Titus Lucretius Carus was a Roman poet and philosopher, apparently resident in Rome itself. He is perhaps most famous for his atomistic view of the physical world (everything is built up from collections of indivisible particles). More importantly for our purposes, Lucretius expounded a similar theory to that of Empedocles, namely that originally a set of randomly composed monsters sprang up, of which only the fittest survived. However, whereas Empedocles described isolated limbs as the starting point, Lucretius described whole organisms with defective combinations of body parts (what we would now call congenital defects), so that his maladapted creatures were formed at the atomic level rather than at the macroscopic level of whole limbs. Also, in Lucretius' theory there was apparently no inter-species mingling of limbs, as there was in Empedocles' version.

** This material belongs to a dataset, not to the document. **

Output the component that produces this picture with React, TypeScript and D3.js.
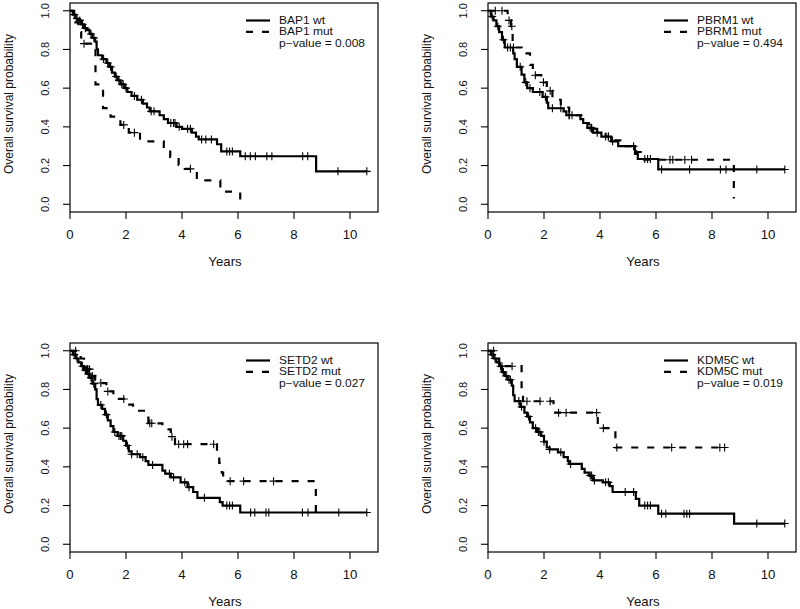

These two related theories of zoogony appear to have lain dormant for a couple of thousand years, crushed under the iron fist of both Aristoteleanism and the early Christian era. Even into the 1900s, biology could be best described as being essentially an extension of Aristoteles' philosophical ideas (Mayr 1982). Nevertheless, slowly the idea of natural selection was re-introduced to biology, notably with the work of Étienne Geoffroy Saint-Hilaire (1772-1844), and culminating in the work Alfred Russel Wallace (1823-1913) and Charles Robert Darwin (1809-1882).

However, even after the introduction of this evolutionary idea, the focus was on the inheritance of morphological modifications, not on the admixture of parts inherited from different organisms; and so only half of Empedocles' ideas were accepted.

It took until the dawn of the 20th century for the Russian lichenologist Constantin Sergeevich Mereschkowsky (1855-1921) to first outline a cellular version of Empedocles' vision. It had recently been shown that lichens involve a symbiotic relationship between fungi and algae, very much along the lines first envisioned more than 2,200 years before. Mereschkowsky extended this idea to the sub-cellular level, with the explicit goal of explaining the evolutionary development of land plants from algae-like forms of life, postulating that chloroplasts originated as symbiotic blue-green algae. The German histologist Richard Altman (1852-1900) had already hinted that what we now call mitochondria (he called them bioblasts) are bacterial symbionts. It was some time later that the American anatomist Ivan Emanuel Wallin (1883-1969) published Symbionticism and the Origin of Species, in which he explicitly suggested that symbiotic bacteria have played a fundamental role in the evolution of species.

This development culminated in the suggestion that genes themselves can be transferred between distant organisms, thus bringing thought down to the atomistic level envisioned by Lucretius. This revealed the hybrid nature of many genomes, even in situations where phenotypic admixture is not manifest. The first description of horizontal gene transfer is usually credited to Victor J. Freeman (in 1951), who demonstrated that the transfer of a viral gene into a bacterium could create a virulent strain from a non-virulent strain. Since then, lateral gene transfer has been widely reported as an important component of prokaryote evolution; and it has increasingly been reported in eukaryotes as well.

We have thus come full circle. Empedocles first introduced the theory of "survival of the fittest", which took nearly 2,300 years to be re-discovered by science, as well as outlining the basic concept of "horizontal gene transfer", which took an extra century for its renaissance.

All of the information presented here is factually correct. However, only on All Fool's Day can the facts be combined in this outrageous way, and such a history be told with a straight face.


Mayr E. (1982) The Growth of Biological Thought: Diversity, Evolution and Inheritance. Belknap Press, Cambridge MA.

Sedgley D. (2003) Lucretius and the new Empedocles. Leeds International Classical Studies 2.4.

Wilkins J.S. (2009) New work on lateral transfer shows that Darwin was wrong. ScienceBlogs Evolving Thoughts March 31 2009.